(Stored dataset items)

★ ★ ★ ★ ★ ★ ★

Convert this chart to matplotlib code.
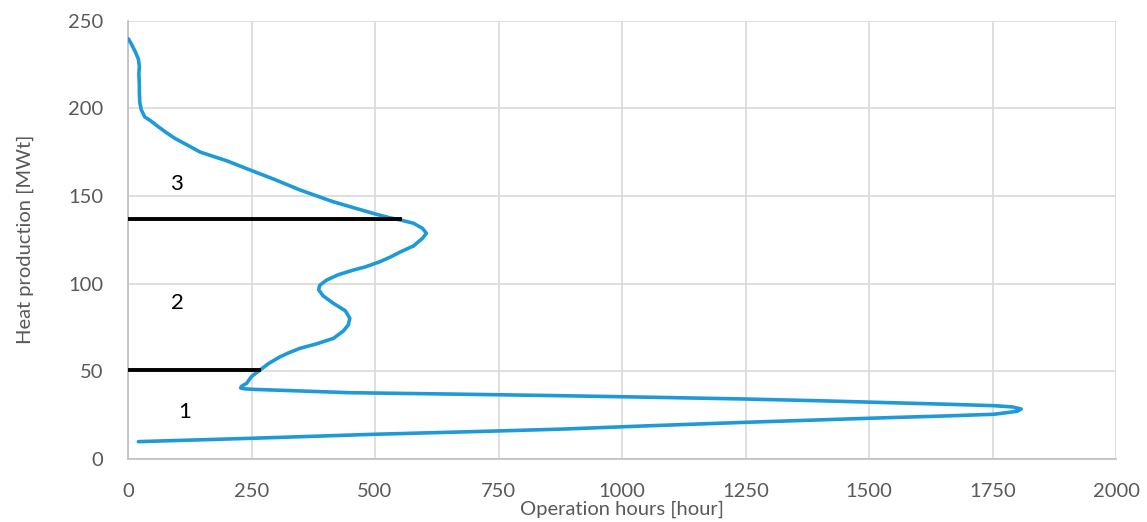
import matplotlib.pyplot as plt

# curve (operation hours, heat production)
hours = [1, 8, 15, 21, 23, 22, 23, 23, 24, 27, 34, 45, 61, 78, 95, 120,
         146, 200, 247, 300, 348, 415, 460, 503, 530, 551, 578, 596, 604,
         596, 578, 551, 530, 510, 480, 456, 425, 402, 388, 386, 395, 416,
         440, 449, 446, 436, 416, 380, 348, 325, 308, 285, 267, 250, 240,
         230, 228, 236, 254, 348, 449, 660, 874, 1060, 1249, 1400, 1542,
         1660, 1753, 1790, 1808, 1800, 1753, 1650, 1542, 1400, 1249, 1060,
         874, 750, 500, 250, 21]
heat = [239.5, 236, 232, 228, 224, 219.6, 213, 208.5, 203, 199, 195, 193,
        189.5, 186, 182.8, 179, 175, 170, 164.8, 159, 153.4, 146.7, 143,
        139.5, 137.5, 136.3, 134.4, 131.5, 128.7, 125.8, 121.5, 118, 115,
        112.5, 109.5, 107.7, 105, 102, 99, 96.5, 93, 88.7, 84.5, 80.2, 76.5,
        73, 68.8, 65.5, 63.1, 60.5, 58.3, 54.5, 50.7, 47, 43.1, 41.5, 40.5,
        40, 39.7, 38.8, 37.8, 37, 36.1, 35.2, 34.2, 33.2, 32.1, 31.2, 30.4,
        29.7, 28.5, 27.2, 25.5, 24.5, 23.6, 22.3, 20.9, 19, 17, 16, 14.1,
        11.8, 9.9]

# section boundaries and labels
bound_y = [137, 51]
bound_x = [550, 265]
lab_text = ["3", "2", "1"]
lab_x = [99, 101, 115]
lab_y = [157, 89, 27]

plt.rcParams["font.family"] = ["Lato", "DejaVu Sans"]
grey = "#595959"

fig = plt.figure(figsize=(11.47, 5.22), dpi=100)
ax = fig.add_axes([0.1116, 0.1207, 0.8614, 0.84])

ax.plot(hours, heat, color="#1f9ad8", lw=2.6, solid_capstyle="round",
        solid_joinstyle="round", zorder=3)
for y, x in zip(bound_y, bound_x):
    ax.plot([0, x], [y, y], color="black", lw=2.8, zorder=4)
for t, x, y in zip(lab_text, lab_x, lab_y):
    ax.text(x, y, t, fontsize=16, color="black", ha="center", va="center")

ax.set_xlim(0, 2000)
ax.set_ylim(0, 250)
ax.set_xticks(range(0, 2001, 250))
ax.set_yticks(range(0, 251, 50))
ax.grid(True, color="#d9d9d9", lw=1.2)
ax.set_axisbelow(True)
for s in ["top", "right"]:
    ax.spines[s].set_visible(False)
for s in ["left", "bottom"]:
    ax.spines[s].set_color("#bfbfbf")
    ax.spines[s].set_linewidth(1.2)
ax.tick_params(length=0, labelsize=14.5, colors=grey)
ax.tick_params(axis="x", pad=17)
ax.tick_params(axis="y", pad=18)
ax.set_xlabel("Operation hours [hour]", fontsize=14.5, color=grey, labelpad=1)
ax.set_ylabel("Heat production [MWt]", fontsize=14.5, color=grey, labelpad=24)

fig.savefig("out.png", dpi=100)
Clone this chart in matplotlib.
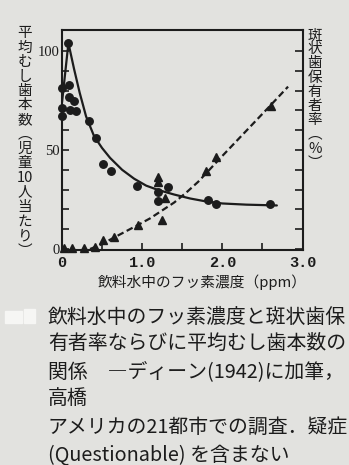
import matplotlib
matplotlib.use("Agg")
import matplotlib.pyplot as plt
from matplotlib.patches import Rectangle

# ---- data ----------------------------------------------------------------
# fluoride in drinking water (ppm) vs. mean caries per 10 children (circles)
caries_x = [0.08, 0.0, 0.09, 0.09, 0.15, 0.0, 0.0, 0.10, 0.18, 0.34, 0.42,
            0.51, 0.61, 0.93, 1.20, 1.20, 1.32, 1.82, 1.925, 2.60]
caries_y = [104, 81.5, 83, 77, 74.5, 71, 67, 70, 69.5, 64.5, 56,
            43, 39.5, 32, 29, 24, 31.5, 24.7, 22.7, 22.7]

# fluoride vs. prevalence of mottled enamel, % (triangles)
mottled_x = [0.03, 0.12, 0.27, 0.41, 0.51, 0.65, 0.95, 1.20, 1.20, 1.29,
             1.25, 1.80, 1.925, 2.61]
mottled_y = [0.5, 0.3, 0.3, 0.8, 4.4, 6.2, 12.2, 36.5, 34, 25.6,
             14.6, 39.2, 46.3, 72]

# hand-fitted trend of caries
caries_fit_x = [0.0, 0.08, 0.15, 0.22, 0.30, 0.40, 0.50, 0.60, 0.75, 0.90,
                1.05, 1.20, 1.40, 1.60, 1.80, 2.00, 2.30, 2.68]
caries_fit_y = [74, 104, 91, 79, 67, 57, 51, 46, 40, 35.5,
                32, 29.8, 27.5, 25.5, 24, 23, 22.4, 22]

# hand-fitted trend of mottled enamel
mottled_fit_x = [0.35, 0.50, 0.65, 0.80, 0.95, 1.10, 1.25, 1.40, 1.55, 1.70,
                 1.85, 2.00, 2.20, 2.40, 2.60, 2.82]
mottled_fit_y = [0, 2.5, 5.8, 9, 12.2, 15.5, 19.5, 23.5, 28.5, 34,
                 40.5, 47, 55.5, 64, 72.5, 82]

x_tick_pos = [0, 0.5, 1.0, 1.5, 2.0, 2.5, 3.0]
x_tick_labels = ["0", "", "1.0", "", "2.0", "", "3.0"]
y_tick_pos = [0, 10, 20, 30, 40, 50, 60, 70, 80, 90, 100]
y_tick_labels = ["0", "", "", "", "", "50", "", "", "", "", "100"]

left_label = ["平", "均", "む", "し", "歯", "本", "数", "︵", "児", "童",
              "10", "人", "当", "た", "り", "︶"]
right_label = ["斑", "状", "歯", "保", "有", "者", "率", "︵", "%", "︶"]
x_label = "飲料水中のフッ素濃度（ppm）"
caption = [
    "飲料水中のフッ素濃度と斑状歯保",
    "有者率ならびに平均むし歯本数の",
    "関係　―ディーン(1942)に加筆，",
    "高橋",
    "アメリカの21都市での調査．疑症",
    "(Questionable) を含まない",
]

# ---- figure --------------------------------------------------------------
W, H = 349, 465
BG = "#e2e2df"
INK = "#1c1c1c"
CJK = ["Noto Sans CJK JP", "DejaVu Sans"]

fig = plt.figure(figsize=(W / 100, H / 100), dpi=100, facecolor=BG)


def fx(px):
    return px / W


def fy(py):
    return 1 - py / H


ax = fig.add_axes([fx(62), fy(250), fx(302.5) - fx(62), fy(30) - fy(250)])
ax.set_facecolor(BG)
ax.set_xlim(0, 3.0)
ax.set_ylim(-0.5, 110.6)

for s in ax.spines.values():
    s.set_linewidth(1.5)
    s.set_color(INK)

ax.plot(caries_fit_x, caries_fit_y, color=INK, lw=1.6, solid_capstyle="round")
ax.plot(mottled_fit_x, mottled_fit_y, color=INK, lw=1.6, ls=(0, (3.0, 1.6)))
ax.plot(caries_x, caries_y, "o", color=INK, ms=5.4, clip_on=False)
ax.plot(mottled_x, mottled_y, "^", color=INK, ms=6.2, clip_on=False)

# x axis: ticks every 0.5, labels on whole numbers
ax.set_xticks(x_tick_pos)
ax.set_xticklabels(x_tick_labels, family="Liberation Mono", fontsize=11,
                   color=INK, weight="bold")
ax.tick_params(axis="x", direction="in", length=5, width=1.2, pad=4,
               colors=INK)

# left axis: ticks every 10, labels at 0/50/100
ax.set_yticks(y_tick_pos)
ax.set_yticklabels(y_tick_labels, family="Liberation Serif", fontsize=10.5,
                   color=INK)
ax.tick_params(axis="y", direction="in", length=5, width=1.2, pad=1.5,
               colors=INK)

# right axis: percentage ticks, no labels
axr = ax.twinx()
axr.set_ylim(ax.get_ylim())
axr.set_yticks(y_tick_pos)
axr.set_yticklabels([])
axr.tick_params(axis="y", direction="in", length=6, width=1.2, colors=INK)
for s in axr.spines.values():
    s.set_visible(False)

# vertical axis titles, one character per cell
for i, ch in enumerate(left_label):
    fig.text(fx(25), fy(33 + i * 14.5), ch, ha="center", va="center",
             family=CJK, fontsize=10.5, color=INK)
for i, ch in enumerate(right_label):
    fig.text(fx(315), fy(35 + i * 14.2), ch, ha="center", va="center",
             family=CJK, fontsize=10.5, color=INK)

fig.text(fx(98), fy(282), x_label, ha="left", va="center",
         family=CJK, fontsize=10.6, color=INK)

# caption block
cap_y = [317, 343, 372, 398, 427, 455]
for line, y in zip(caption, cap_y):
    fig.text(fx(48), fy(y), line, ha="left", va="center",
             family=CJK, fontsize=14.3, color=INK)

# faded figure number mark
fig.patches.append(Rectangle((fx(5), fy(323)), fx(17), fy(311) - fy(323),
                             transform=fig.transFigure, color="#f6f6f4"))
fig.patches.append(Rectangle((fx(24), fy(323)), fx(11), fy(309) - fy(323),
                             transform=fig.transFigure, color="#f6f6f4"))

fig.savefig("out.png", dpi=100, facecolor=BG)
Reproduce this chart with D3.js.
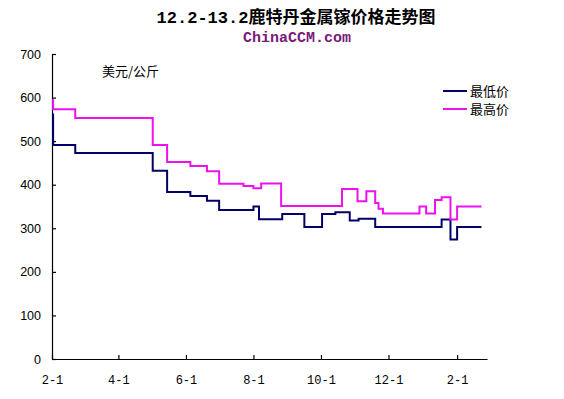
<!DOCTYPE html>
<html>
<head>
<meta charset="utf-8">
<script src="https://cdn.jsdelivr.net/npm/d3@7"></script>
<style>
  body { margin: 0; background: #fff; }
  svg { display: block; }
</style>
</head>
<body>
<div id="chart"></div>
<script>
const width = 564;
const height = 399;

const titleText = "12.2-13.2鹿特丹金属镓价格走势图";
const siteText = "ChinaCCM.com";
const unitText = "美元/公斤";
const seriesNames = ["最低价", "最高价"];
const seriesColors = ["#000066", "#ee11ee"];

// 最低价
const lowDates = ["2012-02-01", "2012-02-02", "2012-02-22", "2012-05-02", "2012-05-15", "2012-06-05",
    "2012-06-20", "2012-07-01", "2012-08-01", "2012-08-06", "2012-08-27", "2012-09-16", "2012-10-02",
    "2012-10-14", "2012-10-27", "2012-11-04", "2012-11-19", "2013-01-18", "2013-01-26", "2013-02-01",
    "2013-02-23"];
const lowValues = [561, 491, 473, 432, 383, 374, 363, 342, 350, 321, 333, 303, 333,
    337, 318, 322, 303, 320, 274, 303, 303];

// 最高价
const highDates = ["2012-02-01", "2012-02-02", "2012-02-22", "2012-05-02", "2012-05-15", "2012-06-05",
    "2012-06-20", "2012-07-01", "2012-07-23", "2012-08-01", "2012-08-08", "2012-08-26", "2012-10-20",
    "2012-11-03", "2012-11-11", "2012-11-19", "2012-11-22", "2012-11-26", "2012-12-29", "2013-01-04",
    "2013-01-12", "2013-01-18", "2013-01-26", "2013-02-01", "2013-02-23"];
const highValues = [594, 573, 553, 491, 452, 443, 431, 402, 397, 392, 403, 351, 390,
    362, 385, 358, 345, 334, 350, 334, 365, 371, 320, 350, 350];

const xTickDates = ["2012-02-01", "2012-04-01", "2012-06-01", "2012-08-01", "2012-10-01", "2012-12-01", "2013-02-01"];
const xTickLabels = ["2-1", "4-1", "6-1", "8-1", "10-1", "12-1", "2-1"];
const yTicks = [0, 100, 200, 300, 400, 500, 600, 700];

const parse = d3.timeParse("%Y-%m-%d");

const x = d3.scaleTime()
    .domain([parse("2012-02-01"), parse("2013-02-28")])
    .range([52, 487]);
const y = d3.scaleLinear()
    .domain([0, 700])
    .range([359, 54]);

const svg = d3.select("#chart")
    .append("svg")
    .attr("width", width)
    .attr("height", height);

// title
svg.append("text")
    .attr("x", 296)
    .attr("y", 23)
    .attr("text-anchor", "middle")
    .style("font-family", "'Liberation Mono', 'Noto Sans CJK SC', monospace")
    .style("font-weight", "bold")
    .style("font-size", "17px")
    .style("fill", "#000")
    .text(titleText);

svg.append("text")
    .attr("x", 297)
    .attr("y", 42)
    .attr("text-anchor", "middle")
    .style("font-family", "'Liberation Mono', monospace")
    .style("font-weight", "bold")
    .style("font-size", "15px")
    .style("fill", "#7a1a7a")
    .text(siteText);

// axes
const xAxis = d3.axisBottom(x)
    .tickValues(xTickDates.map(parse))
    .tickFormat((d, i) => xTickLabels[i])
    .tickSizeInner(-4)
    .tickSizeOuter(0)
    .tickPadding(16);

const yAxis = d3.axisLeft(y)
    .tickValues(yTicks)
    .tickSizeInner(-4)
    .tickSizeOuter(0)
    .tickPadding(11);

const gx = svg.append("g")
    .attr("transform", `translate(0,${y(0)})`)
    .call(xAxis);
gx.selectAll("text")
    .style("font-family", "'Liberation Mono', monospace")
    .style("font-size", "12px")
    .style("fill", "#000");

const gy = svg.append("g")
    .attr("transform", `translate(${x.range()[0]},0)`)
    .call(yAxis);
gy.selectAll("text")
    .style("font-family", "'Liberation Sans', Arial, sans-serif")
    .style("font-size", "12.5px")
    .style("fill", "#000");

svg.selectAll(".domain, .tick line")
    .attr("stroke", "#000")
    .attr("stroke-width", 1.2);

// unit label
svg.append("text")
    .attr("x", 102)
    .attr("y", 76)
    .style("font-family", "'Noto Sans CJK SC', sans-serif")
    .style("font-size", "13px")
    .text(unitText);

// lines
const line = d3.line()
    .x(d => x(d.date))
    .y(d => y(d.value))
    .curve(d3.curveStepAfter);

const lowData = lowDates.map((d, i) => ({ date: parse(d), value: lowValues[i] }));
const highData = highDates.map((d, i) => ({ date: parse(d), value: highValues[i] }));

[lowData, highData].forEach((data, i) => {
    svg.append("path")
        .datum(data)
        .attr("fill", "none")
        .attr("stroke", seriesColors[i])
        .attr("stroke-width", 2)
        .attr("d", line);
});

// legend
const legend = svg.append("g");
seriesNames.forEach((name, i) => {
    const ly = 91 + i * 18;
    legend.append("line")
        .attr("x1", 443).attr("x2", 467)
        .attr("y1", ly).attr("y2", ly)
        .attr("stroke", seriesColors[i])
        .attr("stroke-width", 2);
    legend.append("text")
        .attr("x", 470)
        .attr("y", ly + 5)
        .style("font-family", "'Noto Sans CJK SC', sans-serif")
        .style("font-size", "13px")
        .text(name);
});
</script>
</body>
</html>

★ ★ ★ ★ ★ ★ ★

» **Work to complete**: Locate each line with the word "this" and copy it.

» **Exercise response**:
Convert this chart to matplotlib code.
Clone this chart in matplotlib.
Reproduce this chart with D3.js.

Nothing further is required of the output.